# HyreCar?



## Chinacatsunflower (Mar 10, 2019)

Anyone have any experience with HyreCar?


----------



## Jay Dean (Apr 3, 2015)

After car expenses you are not making much money, just go apply at any job and it will actually be more then the surges after true expenses, just ask any master mechanic to breakdown the true costs of rideshare and how you are at best breaking even, do not be fooled and give yourself piece of mind working a job with actual benefits and where you don’t constantly loose an asset with each turn or put yourself at huge risk of an accident where you can get sued through your nose.

And yes I live in Austin, and I am avoiding driving SXSW like the plague, even in my old car that is a junker. Why? Because it all goes back to repairs and the risk skyrockets for trouble.


----------



## mrpjfresh (Aug 16, 2016)

That definitely sucks but I wouldn't risk it to be honest especially for what Uber pays. It is not the riders reporting you I'd really worry about; I hear horror stories *all. the. time.* and when I ask if they reported this behavior, " Well, no". If you were to get into an accident while driving for Uber in this unauthorized rental, you would be absolutely boned with Uber, liability, the dealership. Not worth it to me anyway.


----------



## uberdriverfornow (Jan 10, 2016)

i looked into hyre car and it was too expensive and too much hassle, you gotta do all the work uploading the docs and normally the prices are too high and it's a hassle meeting up with the driver


----------



## BostonTaxiDriver (Nov 23, 2014)

uberdriverfornow said:


> i looked into hyre car and it was too expensive and too much hassle, you gotta do all the work uploading the docs and normally the prices are too high and it's a hassle meeting up with the driver


$13 daily for insurance, plus 10% (?) commission on top of quoted price.
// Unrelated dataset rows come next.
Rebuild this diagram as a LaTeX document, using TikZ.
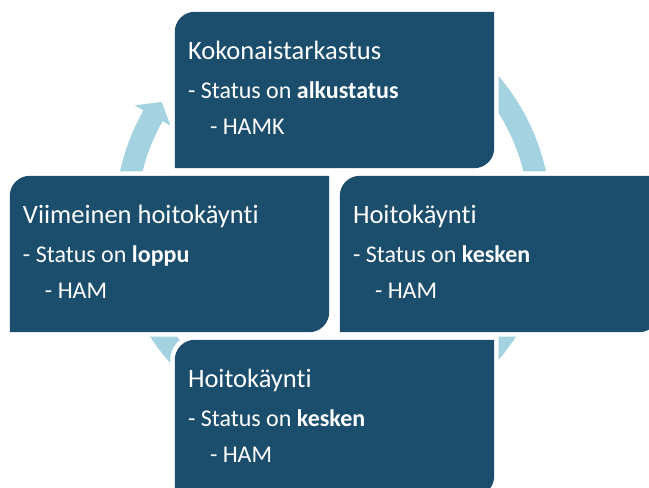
\documentclass[tikz,border=0pt]{standalone}
\usepackage{fontspec}
\setmainfont{Carlito}[Ligatures=NoCommon]
\usetikzlibrary{calc}
\definecolor{boxblue}{HTML}{1B4E6C}
\definecolor{ringblue}{HTML}{A3D2E1}
\tikzset{
  boxframe/.style = {rectangle, inner sep=0pt, minimum width=319pt, minimum height=156pt},
  boxfill/.style  = {fill=boxblue, preaction={draw=white, line width=9pt}},
  ring/.style     = {fill=ringblue},
  title/.style    = {anchor=base west, inner sep=0pt, text=white,
                     font=\fontsize{26.5}{32}\selectfont},
  item/.style     = {anchor=base west, inner sep=0pt, text=white,
                     font=\fontsize{24}{29}\selectfont},
}
\newcommand{\cyclebox}[5]{%
  \node[boxframe] (#1) at (#2) {};
  \path[boxfill] (#1.south west) -- ([yshift=-20pt]#1.north west)
    arc[start angle=180,end angle=90,radius=20pt] -- (#1.north east)
    -- ([yshift=20pt]#1.south east)
    arc[start angle=0,end angle=-90,radius=20pt] -- cycle;
  \node[title] (#1-title) at ($(#1.north west)+(13,-48)$) {#3};
  \node[item] (#1-status) at ($(#1.north west)+(13,-87)$) {- Status on \textbf{#4}};
  \node[item] (#1-org) at ($(#1.north west)+(35,-123)$) {- #5};
}

\begin{document}
\begin{tikzpicture}[x=1pt,y=1pt]
\useasboundingbox (0,0) rectangle (649,488);
\clip (0,0) rectangle (649,488);
% circular arrow behind the boxes
\fill[ring, shift={(333,270)}] (65:218pt)
  arc[start angle=65,end angle=-209.6,radius=218pt]
  -- (-209.6:228pt) -- (-214.1:207pt) -- (-209.6:187pt) -- (-209.6:196pt)
  arc[start angle=-209.6,end angle=65,radius=196pt] -- cycle;
% boxes
\cyclebox{top}{334.5,398}{Kokonaistarkastus}{alkustatus}{HAMK}
\cyclebox{left}{169.5,234}{Viimeinen hoitokäynti}{loppu}{HAM}
\cyclebox{right}{499.5,234}{Hoitokäynti}{kesken}{HAM}
\cyclebox{bottom}{334.5,70}{Hoitokäynti}{kesken}{HAM}
\end{tikzpicture}
\end{document}
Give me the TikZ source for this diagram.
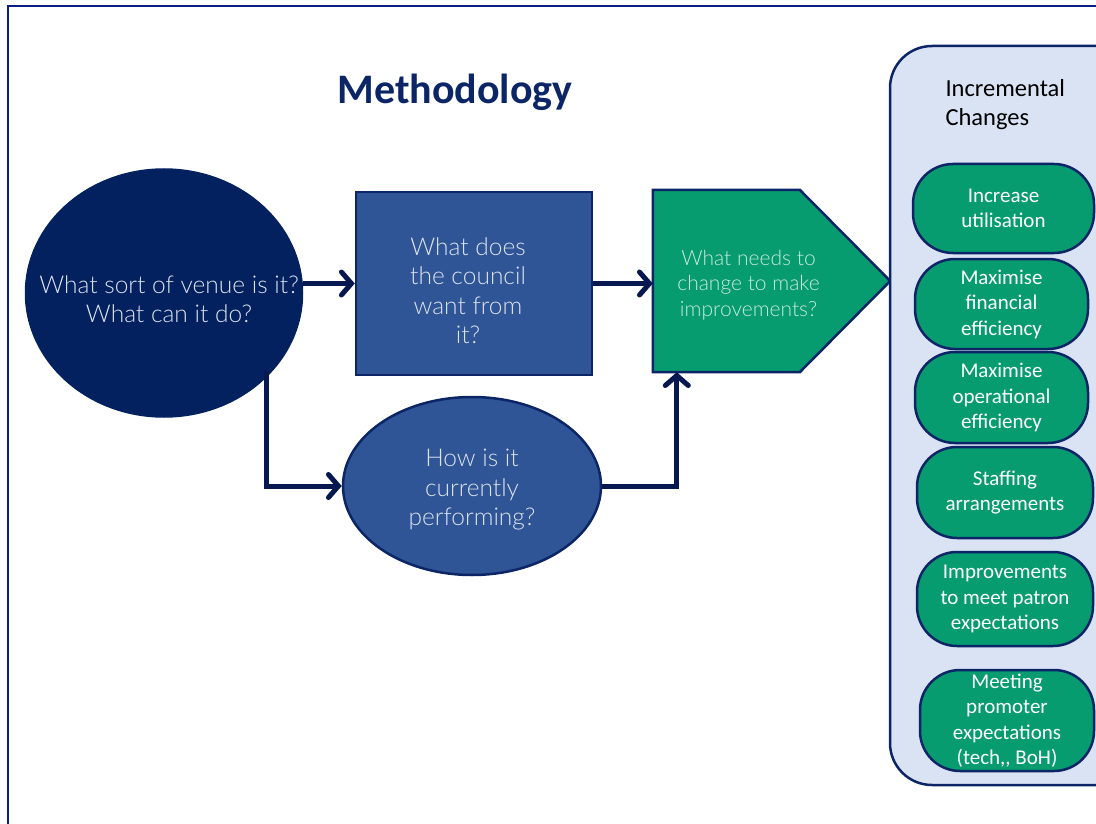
\documentclass[tikz,border=0pt]{standalone}
\usepackage{fontspec}
\setmainfont{Carlito}
\newfontfamily\lato{Lato Light}
\usetikzlibrary{arrows.meta,shapes.geometric}

\definecolor{deep}{HTML}{03215F}
\definecolor{navy}{HTML}{0B2566}
\definecolor{midblue}{HTML}{2F5597}
\definecolor{teal}{HTML}{079B70}
\definecolor{pale}{HTML}{DAE3F3}
\definecolor{paletext}{HTML}{DCE3EE}
\definecolor{mint}{HTML}{C8EADD}

\tikzset{
  qshape/.style={draw=navy, line width=2.5pt, inner sep=0pt},
  qtext/.style={align=center, text=paletext, font=\lato\fontsize{24.5}{29.5}\selectfont},
  pill/.style={draw=navy, fill=teal, line width=2.5pt, rounded corners=40pt,
    align=center, text=white, inner sep=0pt, font=\fontsize{21}{25.5}\selectfont},
  flow/.style={draw={rgb,255:red,7;green,24;blue,80}, line width=5pt,
    -{Straight Barb[length=10pt,width=23pt,line cap=round]}},
}

\begin{document}
\begin{tikzpicture}[x=1pt,y=-1pt]
  \useasboundingbox (0,0) rectangle (1096,824);
  \draw[navy!80!blue, line width=2pt] (1200,6) -- (8,6) -- (8,900); % page frame

  \node[font=\bfseries\fontsize{42}{48}\selectfont, text=navy] (title) at (455,92) {Methodology};

  % question shapes
  \node[qshape, ellipse, draw=deep, fill=deep, minimum width=276, minimum height=247] (venue) at (164,293) {};
  \node[qtext] at (169,299) {What sort of venue is it?\\What can it do?};
  \node[qshape, rectangle, fill=midblue, minimum width=236, minimum height=183] (council) at (474,283.5) {};
  \node[qtext] at (468,290.5) {What does\\the council\\want from\\it?};
  \node[qshape, ellipse, fill=midblue, minimum width=258, minimum height=178] (lowv) at (472,486) {};
  \node[qtext] at (472,490) {How is it\\currently\\performing?};

  % arrow-shaped box, tip to the right
  \node[minimum width=237, minimum height=182] (change) at (771.5,281) {};
  \draw[qshape, fill=teal] (change.north west) -- ([xshift=147pt]change.north west) -- (change.east)
    -- ([xshift=147pt]change.south west) -- (change.south west) -- cycle;
  \node[text=mint, align=center, font=\lato\fontsize{21}{25.5}\selectfont] at (748.5,285)
    {What needs to\\change to make\\improvements?};

  % connectors
  \draw[flow] (council.west -| venue.east) -- (council.west);
  \draw[flow] (council.east) -- (council.east -| change.west);
  \draw[flow] ([xshift=4pt,yshift=10pt]venue.south east) |- (lowv.west);
  \draw[flow] (lowv.east) -| ([xshift=24pt]change.south west);

  % incremental changes column
  \node[draw=navy, fill=pale, line width=2.5pt, rounded corners=42pt,
    minimum width=250, minimum height=739] (panel) at (1015,415.5) {};
  \node[anchor=west, align=left, font=\fontsize{24.5}{29}\selectfont] (ptitle) at (942,105)
    {Incremental\\Changes};

  \node[pill, minimum width=181, minimum height=89] (p1) at (1003.5,208.5) {Increase\\utilisation};
  \node[pill, minimum width=173, minimum height=90] (p2) at (1001.5,304) {Maximise\\financial\\efficiency};
  \node[pill, minimum width=173, minimum height=91] (p3) at (1001.5,397.5) {Maximise\\operational\\efficiency};
  \node[pill, minimum width=176, minimum height=91] (p4) at (1005,492.5) {Staffing\\arrangements};
  \node[pill, minimum width=176, minimum height=94] (p5) at (1005,599) {Improvements\\to meet patron\\expectations};
  \node[pill, minimum width=174, minimum height=101] (p6) at (1007,720.5) {Meeting\\promoter\\expectations\\(tech,{}, BoH)};
\end{tikzpicture}
\end{document}
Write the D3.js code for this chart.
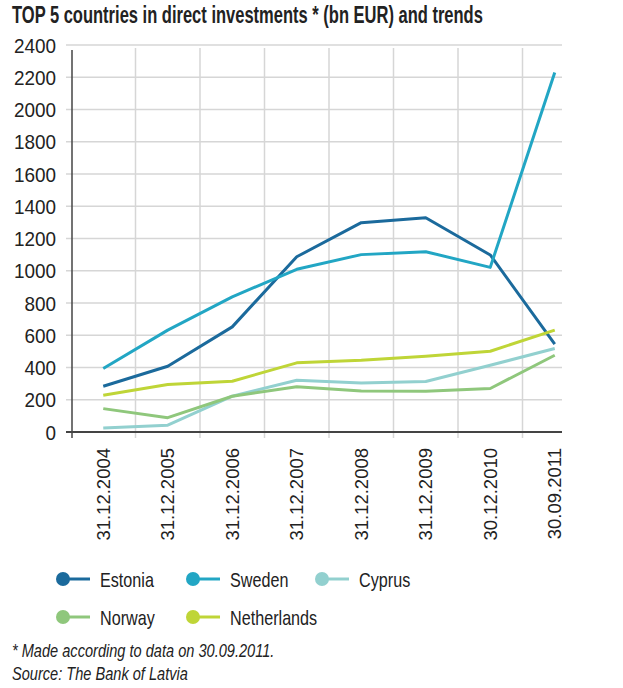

Two-day minimum rental.

In Boston, the Uber Greenlight Hub hasn't heard of Hyrecar.


----------



## Jefferson DDBY (Jul 27, 2018)

I used Hyercar in two cities. In Chicago it was great. Lots of professionals renting cars. All the cars are already on the rideshare platforms all documents in order. You sign up, pay, and drive.

In Seattle it was a clown show. 90% of the cars have not passed inspection. The drivers don’t have the correct docs and if you do take the car in yourself it fails the inspection because the cars suck. And Hyercar will not refund your money for the whole week if the car fails inspection. Most they will give you is a day or two back. 

I wrote the CEO and told him they need to require the cars have already passed inspection before allowing them on the platform. He just responded with some CEO double talk. It’s probably pointless now since their business probably tanked now that Lyft and Uber have rolled out this rental option in all the major cities.


----------